▶ Data block

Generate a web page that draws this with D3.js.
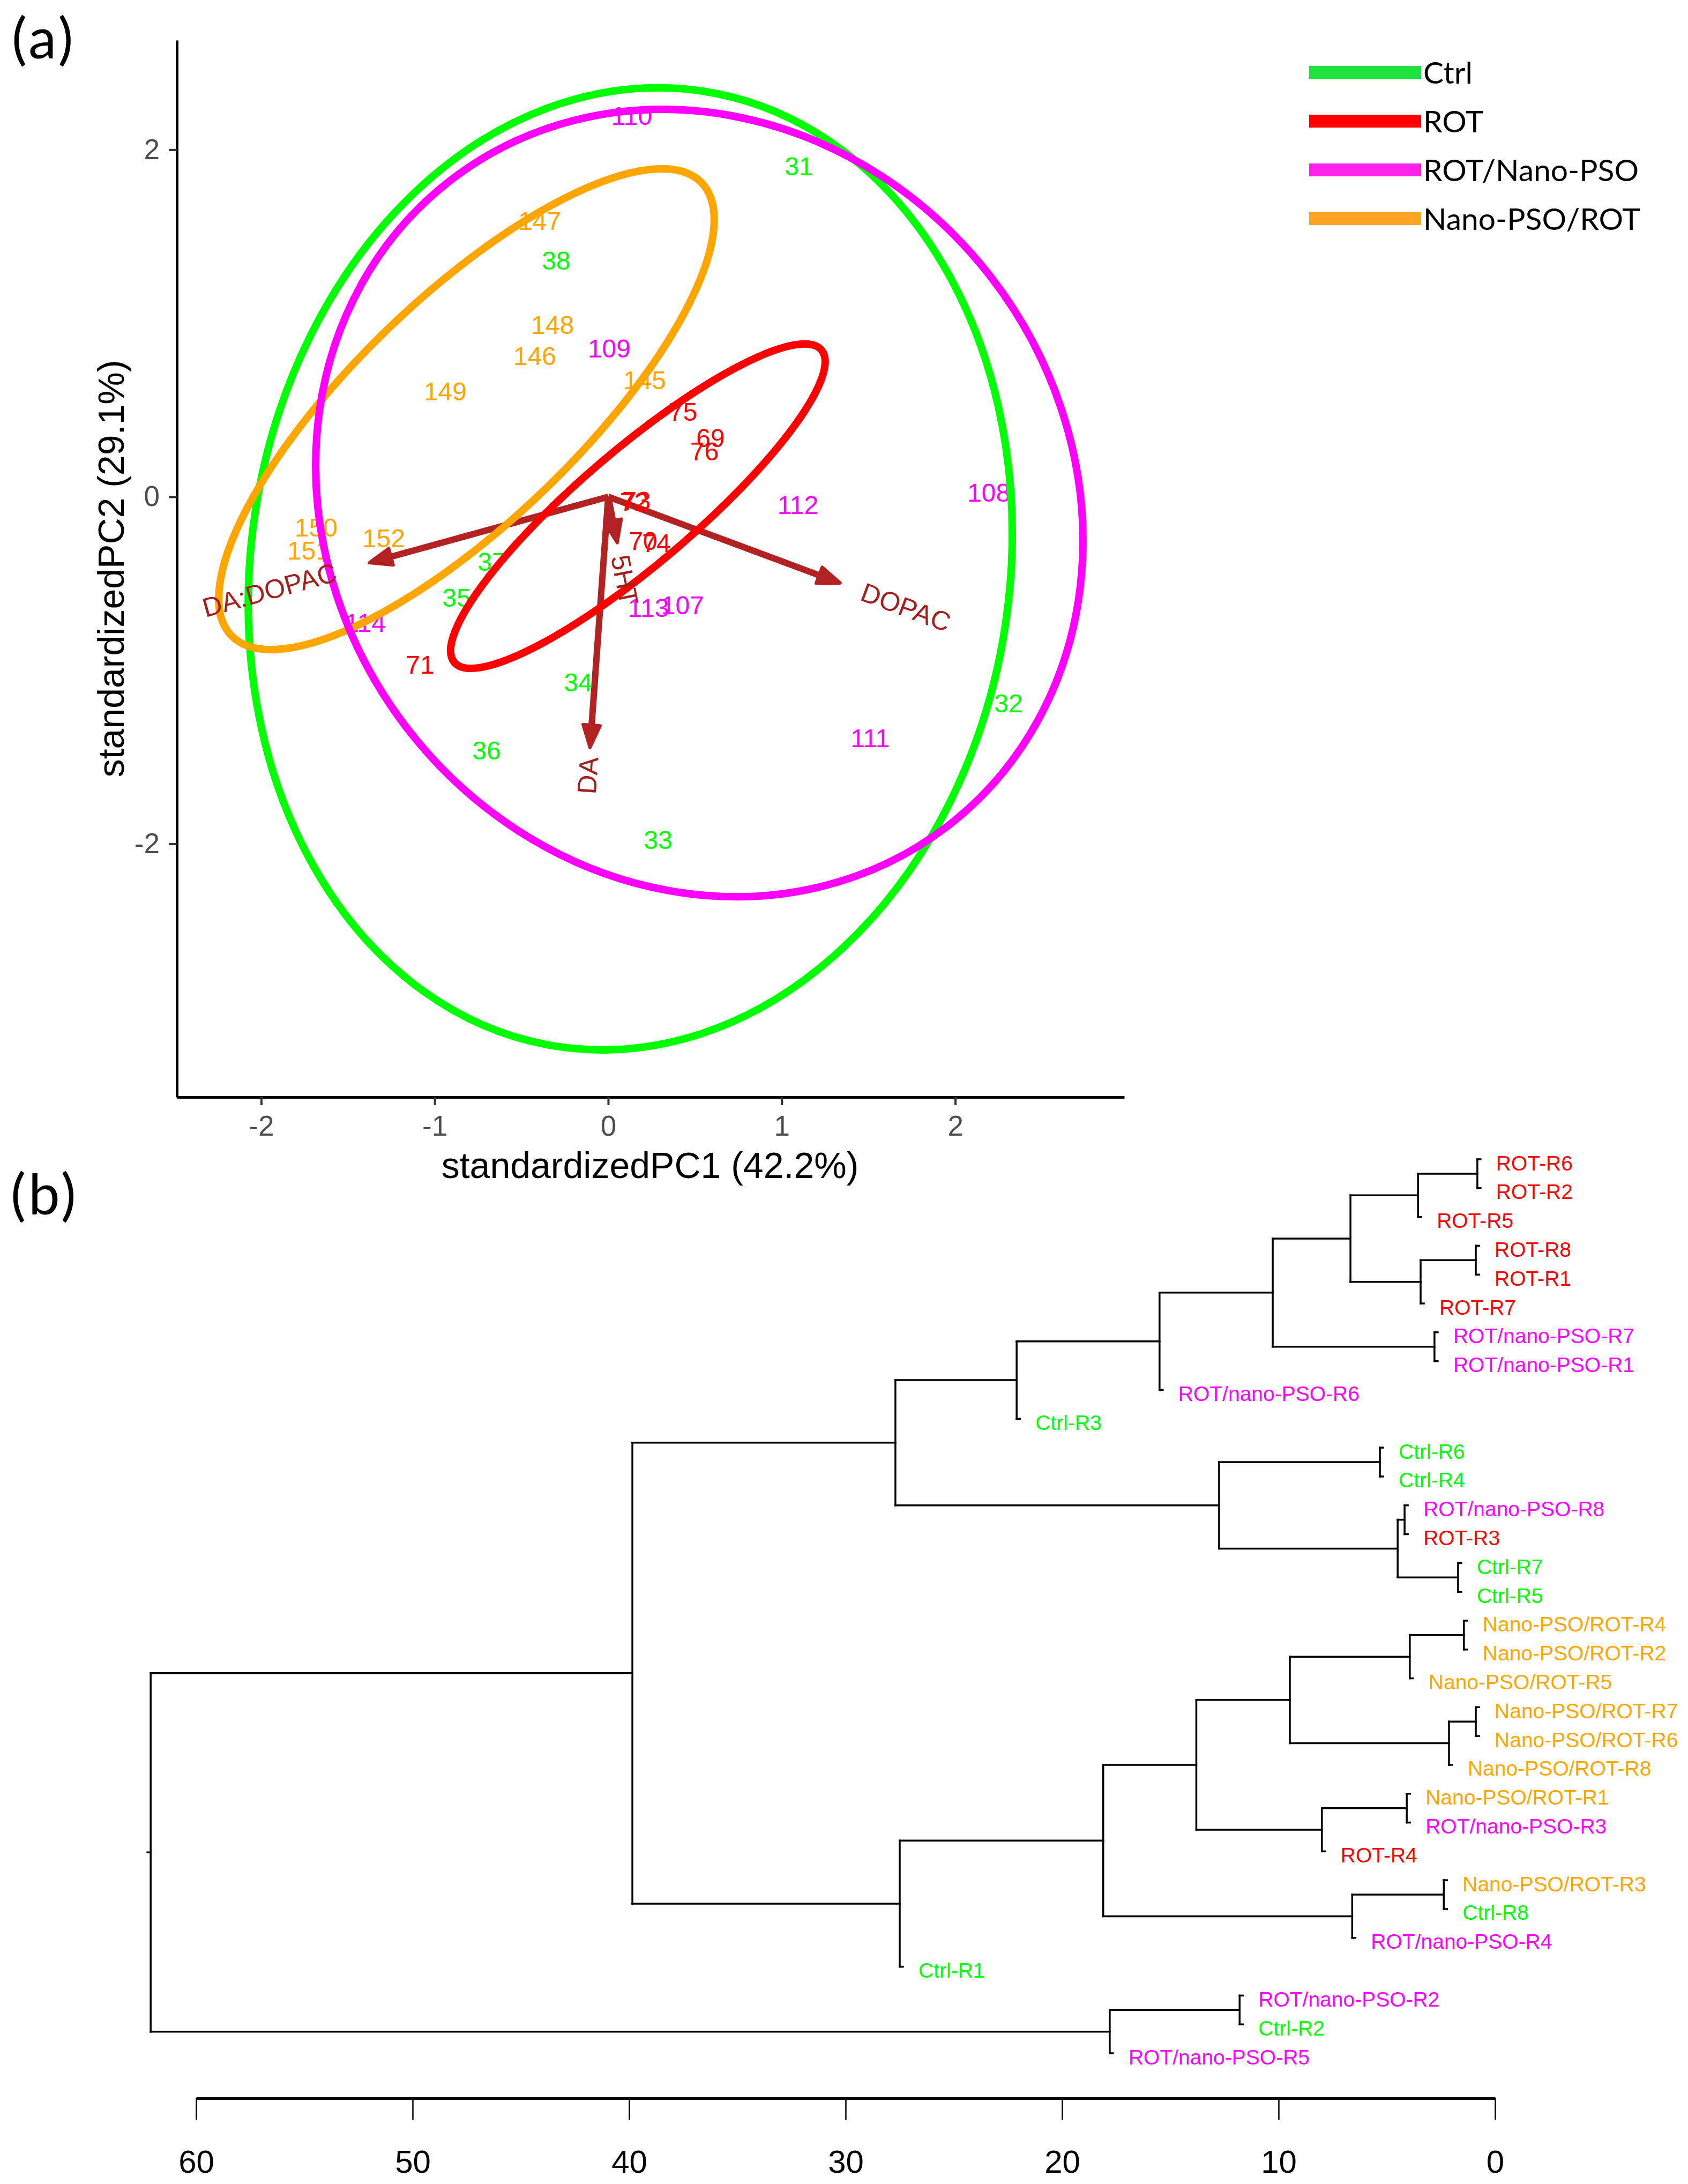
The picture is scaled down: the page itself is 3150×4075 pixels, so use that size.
<!DOCTYPE html>
<html>
<head>
<meta charset="utf-8">
<script src="https://cdn.jsdelivr.net/npm/d3@7"></script>
<style>
body{margin:0;background:#fff}
svg{display:block}
</style>
</head>
<body>
<svg id="fig" width="3150" height="4075"></svg>
<script>
// ---------- data: PCA biplot ----------
const groups = ["Ctrl", "ROT", "ROT/Nano-PSO", "Nano-PSO/ROT"]
const groupColors = ["#00ff00", "#ff0000", "#ff00ff", "#ffa500"]
const legendColors = ["#1fe23e", "#fe0000", "#ff20ea", "#ffa325"]

const obsLabels = ["31","32","33","34","35","36","37","38",
                   "69","70","71","72","73","74","75","76",
                   "107","108","109","110","111","112","113","114",
                   "145","146","147","148","149","150","151","152"]
const obsGroup = [0,0,0,0,0,0,0,0, 1,1,1,1,1,1,1,1, 2,2,2,2,2,2,2,2, 3,3,3,3,3,3,3,3]
const obsPC1 = [1.099, 2.307, 0.287, -0.173, -0.874, -0.701, -0.670, -0.300,
                0.590, 0.201, -1.084, 0.150, 0.163, 0.278, 0.432, 0.555,
                0.429, 2.193, 0.006, 0.136, 1.510, 1.093, 0.232, -1.400,
                0.210, -0.423, -0.395, -0.321, -0.939, -1.683, -1.726, -1.294]
const obsPC2 = [1.905, -1.192, -1.977, -1.069, -0.581, -1.461, -0.374, 1.359,
                0.337, -0.256, -0.967, -0.030, -0.022, -0.268, 0.488, 0.262,
                -0.627, 0.022, 0.855, 2.193, -1.390, -0.049, -0.642, -0.726,
                0.673, 0.809, 1.590, 0.991, 0.608, -0.179, -0.312, -0.241]

// normal-probability ellipses per group (centre, semi-axes, angle of major axis in degrees)
const ellCx = [0.127, 0.171, 0.525, -0.817]
const ellCy = [-0.415, -0.054, -0.036, 0.505]
const ellA = [2.784, 1.389, 2.348, 1.881]
const ellB = [2.186, 0.330, 2.126, 0.647]
const ellAngle = [81.3, 40.4, 127.5, 43.9]
const ellDrawOrder = [0, 3, 1, 2]

const varNames = ["DA:DOPAC", "DOPAC", "DA", "5HT"]
const varPC1 = [-1.377, 1.337, -0.105, 0.052]
const varPC2 = [-0.380, -0.497, -1.445, -0.265]

const pc1Ticks = [-2, -1, 0, 1, 2]
const pc2Ticks = [-2, 0, 2]

// ---------- data: dendrogram ----------
const leafNames = ["ROT-R6","ROT-R2","ROT-R5","ROT-R8","ROT-R1","ROT-R7",
  "ROT/nano-PSO-R7","ROT/nano-PSO-R1","ROT/nano-PSO-R6","Ctrl-R3",
  "Ctrl-R6","Ctrl-R4","ROT/nano-PSO-R8","ROT-R3","Ctrl-R7","Ctrl-R5",
  "Nano-PSO/ROT-R4","Nano-PSO/ROT-R2","Nano-PSO/ROT-R5","Nano-PSO/ROT-R7",
  "Nano-PSO/ROT-R6","Nano-PSO/ROT-R8","Nano-PSO/ROT-R1","ROT/nano-PSO-R3",
  "ROT-R4","Nano-PSO/ROT-R3","Ctrl-R8","ROT/nano-PSO-R4","Ctrl-R1",
  "ROT/nano-PSO-R2","Ctrl-R2","ROT/nano-PSO-R5"]
const leafGroup = [1,1,1,1,1,1, 2,2,2,0, 0,0,2,1,0,0, 3,3,3,3, 3,3,3,2, 1,3,0,2,0, 2,0,2]

// merges like R hclust: negative = leaf (-(index+1)), positive = earlier merge number
const mergeLeft  = [-1, 1, -4, 3, 2, -7, 5, 7, 8, -11, -13, -15, 11, 10, 9, -17, 16, -20, 18, 17, -23, 21, 20, -26, 24, 23, 26, 15, -30, 29, 28]
const mergeRight = [-2, -3, -5, -6, 4, -8, 6, -9, -10, -12, -14, -16, 12, 13, 14, -18, -19, -21, -22, 19, -24, -25, 22, -27, -28, 25, -29, 27, -31, -32, 30]
const mergeHeight = [0.82, 3.56, 0.89, 3.44, 6.68, 2.80, 10.27, 15.5, 22.1, 5.32, 4.18, 1.71, 4.5, 12.75, 27.7,
                     1.44, 3.94, 0.89, 2.13, 9.48, 4.08, 8.0, 13.8, 2.37, 6.6, 18.1, 27.5, 39.85, 11.8, 17.8, 62.1]

const distTicks = [60, 50, 40, 30, 20, 10, 0]

// ---------- drawing ----------
const svg = d3.select("#fig")
const arial = "'Liberation Sans', Arial, sans-serif"
const calibri = "Lato, 'Open Sans', sans-serif"

// panel letters
svg.append("text").attr("x", 22).attr("y", 109).text("(a)")
  .style("font-family", calibri).style("font-size", "105px").style("letter-spacing", "5px")
svg.append("text").attr("x", 20).attr("y", 2266).text("(b)")
  .style("font-family", calibri).style("font-size", "105px").style("letter-spacing", "5px")

// ===== (a) PCA biplot =====
const x = d3.scaleLinear().domain([-2.486, 2.974]).range([330, 2098])
const y = d3.scaleLinear().domain([-3.459, 2.631]).range([2047, 75])

const gx = svg.append("g").attr("transform", "translate(0,2047)")
  .call(d3.axisBottom(x).tickValues(pc1Ticks).tickSize(15).tickSizeOuter(0).tickPadding(19))
const gy = svg.append("g").attr("transform", "translate(330,0)")
  .call(d3.axisLeft(y).tickValues(pc2Ticks).tickSize(15).tickSizeOuter(0).tickPadding(17))
for (const g of [gx, gy]) {
  g.select(".domain").attr("stroke", "#000").attr("stroke-width", 5)
  g.selectAll(".tick line").attr("stroke", "#333").attr("stroke-width", 4)
  g.selectAll(".tick text").attr("fill", "#4d4d4d")
    .style("font-family", arial).style("font-size", "53px")
    .text(d => String(d))   // plain hyphen like the original
}

svg.append("text").attr("x", 1213).attr("y", 2198).attr("text-anchor", "middle")
  .text("standardizedPC1 (42.2%)").style("font-family", arial).style("font-size", "68px")
svg.append("text").attr("transform", "translate(207,1061) rotate(-90)")
  .attr("text-anchor", "middle").attr("dominant-baseline", "central")
  .text("standardizedPC2 (29.1%)").style("font-family", arial).style("font-size", "68px")

// loadings arrows
const arrowCol = "#b22222"
const ga = svg.append("g")
varNames.forEach((v, i) => {
  const x0 = x(0), y0 = y(0), x1 = x(varPC1[i]), y1 = y(varPC2[i])
  const ang = Math.atan2(y1 - y0, x1 - x0)
  const L = 42, H = 16
  const bx = x1 - L * Math.cos(ang), by = y1 - L * Math.sin(ang)
  ga.append("line").attr("x1", x0).attr("y1", y0).attr("x2", bx + 6 * Math.cos(ang)).attr("y2", by + 6 * Math.sin(ang))
    .attr("stroke", arrowCol).attr("stroke-width", 12)
  const pts = [[x1, y1],
    [bx - H * Math.sin(ang), by + H * Math.cos(ang)],
    [bx + H * Math.sin(ang), by - H * Math.cos(ang)]]
  ga.append("path").attr("d", "M" + pts.map(p => p.join(",")).join("L") + "Z")
    .attr("fill", arrowCol).attr("stroke", arrowCol).attr("stroke-width", 6).attr("stroke-linejoin", "round")
})

// observation labels
svg.append("g").selectAll("text").data(obsLabels).enter().append("text")
  .attr("x", (d, i) => x(obsPC1[i]))
  .attr("y", (d, i) => y(obsPC2[i]))
  .attr("text-anchor", "middle").attr("dominant-baseline", "central")
  .attr("fill", (d, i) => groupColors[obsGroup[i]])
  .style("font-family", arial).style("font-size", "48px")
  .text(d => d)

// group ellipses
svg.append("g").selectAll("ellipse").data(ellDrawOrder).enter().append("ellipse")
  .attr("cx", k => x(ellCx[k])).attr("cy", k => y(ellCy[k]))
  .attr("rx", k => x(ellA[k]) - x(0)).attr("ry", k => y(0) - y(ellB[k]))
  .attr("transform", k => "rotate(" + (-ellAngle[k]) + "," + x(ellCx[k]) + "," + y(ellCy[k]) + ")")
  .attr("fill", "none").attr("stroke", k => groupColors[k]).attr("stroke-width", 14)

// variable names (ggbiplot style: rotated along arrow, hjust by sign of x)
const gv = svg.append("g")
varNames.forEach((v, i) => {
  const angle = Math.atan(varPC2[i] / varPC1[i]) * 180 / Math.PI
  const t = gv.append("text")
    .attr("transform", "translate(" + x(varPC1[i]) + "," + y(varPC2[i]) + ") rotate(" + (-angle) + ")")
    .attr("dominant-baseline", "central")
    .attr("text-anchor", varPC1[i] > 0 ? "start" : "end")
    .attr("fill", "#a3201f")
    .style("font-family", arial).style("font-size", "50px")
    .text(v)
  const w = t.node().getComputedTextLength()
  t.attr("dx", (varPC1[i] > 0 ? 1 : -1) * 0.25 * w)
})

// legend
const lg = svg.append("g")
groups.forEach((g, i) => {
  const ly = 135 + i * 91
  lg.append("line").attr("x1", 2443).attr("x2", 2652).attr("y1", ly).attr("y2", ly)
    .attr("stroke", legendColors[i]).attr("stroke-width", 24)
  lg.append("text").attr("x", 2656).attr("y", ly + 21).text(g)
    .style("font-family", calibri).style("font-size", "57px")
})

// ===== (b) dendrogram =====
const xd = d3.scaleLinear().domain([60, 0]).range([366, 2790])
const yd = d3.scaleLinear().domain([0, leafNames.length - 1]).range([2163, 3831])

const nodeY = []
function posOf(c) { return c < 0 ? -c - 1 : nodeY[c - 1] }
mergeHeight.forEach((h, k) => {
  nodeY.push((posOf(mergeLeft[k]) + posOf(mergeRight[k])) / 2)
})

const segs = []
const leafParentH = []
mergeHeight.forEach((h, k) => {
  const cs = [mergeLeft[k], mergeRight[k]]
  segs.push([xd(h), yd(posOf(cs[0])), xd(h), yd(posOf(cs[1]))])
  cs.forEach(c => {
    if (c > 0) {
      segs.push([xd(h), yd(posOf(c)), xd(mergeHeight[c - 1]), yd(posOf(c))])
    } else {
      leafParentH[-c - 1] = h
      segs.push([xd(h), yd(-c - 1), xd(h) + 6, yd(-c - 1)])
    }
  })
})
const rootK = mergeHeight.length - 1
segs.push([xd(mergeHeight[rootK]) - 6, yd(nodeY[rootK]), xd(mergeHeight[rootK]), yd(nodeY[rootK])])

svg.append("g").selectAll("line").data(segs).enter().append("line")
  .attr("x1", d => d[0]).attr("y1", d => d[1]).attr("x2", d => d[2]).attr("y2", d => d[3])
  .attr("stroke", "#000").attr("stroke-width", 3.5).attr("stroke-linecap", "square")

svg.append("g").selectAll("text").data(leafNames).enter().append("text")
  .attr("x", (d, i) => xd(leafParentH[i]) + 35)
  .attr("y", (d, i) => yd(i) + 7)
  .attr("dominant-baseline", "central")
  .attr("fill", (d, i) => groupColors[leafGroup[i]])
  .style("font-family", arial).style("font-size", "39px")
  .text(d => d)

const gd = svg.append("g").attr("transform", "translate(0,3915)")
  .call(d3.axisBottom(xd).tickValues(distTicks).tickSize(40).tickSizeOuter(0).tickPadding(56))
gd.select(".domain").attr("stroke", "#000").attr("stroke-width", 5)
gd.selectAll(".tick line").attr("stroke", "#000").attr("stroke-width", 2.5)
gd.selectAll(".tick text").attr("fill", "#000").style("font-family", arial).style("font-size", "60px")
</script>
</body>
</html>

▶ Short exercise
Starting at the top of the listing above, reproduce each line up to and including the one with "0.673, 0.809, 1.590, 0.991, 0.608, -0.179, -0.312, -0.241]"; omit the pictures.

▶ Answer to the task
Generate a web page that draws this with D3.js.
The picture is scaled down: the page itself is 3150×4075 pixels, so use that size.
<!DOCTYPE html>
<html>
<head>
<meta charset="utf-8">
<script src="https://cdn.jsdelivr.net/npm/d3@7"></script>
<style>
body{margin:0;background:#fff}
svg{display:block}
</style>
</head>
<body>
<svg id="fig" width="3150" height="4075"></svg>
<script>
// ---------- data: PCA biplot ----------
const groups = ["Ctrl", "ROT", "ROT/Nano-PSO", "Nano-PSO/ROT"]
const groupColors = ["#00ff00", "#ff0000", "#ff00ff", "#ffa500"]
const legendColors = ["#1fe23e", "#fe0000", "#ff20ea", "#ffa325"]

const obsLabels = ["31","32","33","34","35","36","37","38",
                   "69","70","71","72","73","74","75","76",
                   "107","108","109","110","111","112","113","114",
                   "145","146","147","148","149","150","151","152"]
const obsGroup = [0,0,0,0,0,0,0,0, 1,1,1,1,1,1,1,1, 2,2,2,2,2,2,2,2, 3,3,3,3,3,3,3,3]
const obsPC1 = [1.099, 2.307, 0.287, -0.173, -0.874, -0.701, -0.670, -0.300,
                0.590, 0.201, -1.084, 0.150, 0.163, 0.278, 0.432, 0.555,
                0.429, 2.193, 0.006, 0.136, 1.510, 1.093, 0.232, -1.400,
                0.210, -0.423, -0.395, -0.321, -0.939, -1.683, -1.726, -1.294]
const obsPC2 = [1.905, -1.192, -1.977, -1.069, -0.581, -1.461, -0.374, 1.359,
                0.337, -0.256, -0.967, -0.030, -0.022, -0.268, 0.488, 0.262,
                -0.627, 0.022, 0.855, 2.193, -1.390, -0.049, -0.642, -0.726,
                0.673, 0.809, 1.590, 0.991, 0.608, -0.179, -0.312, -0.241]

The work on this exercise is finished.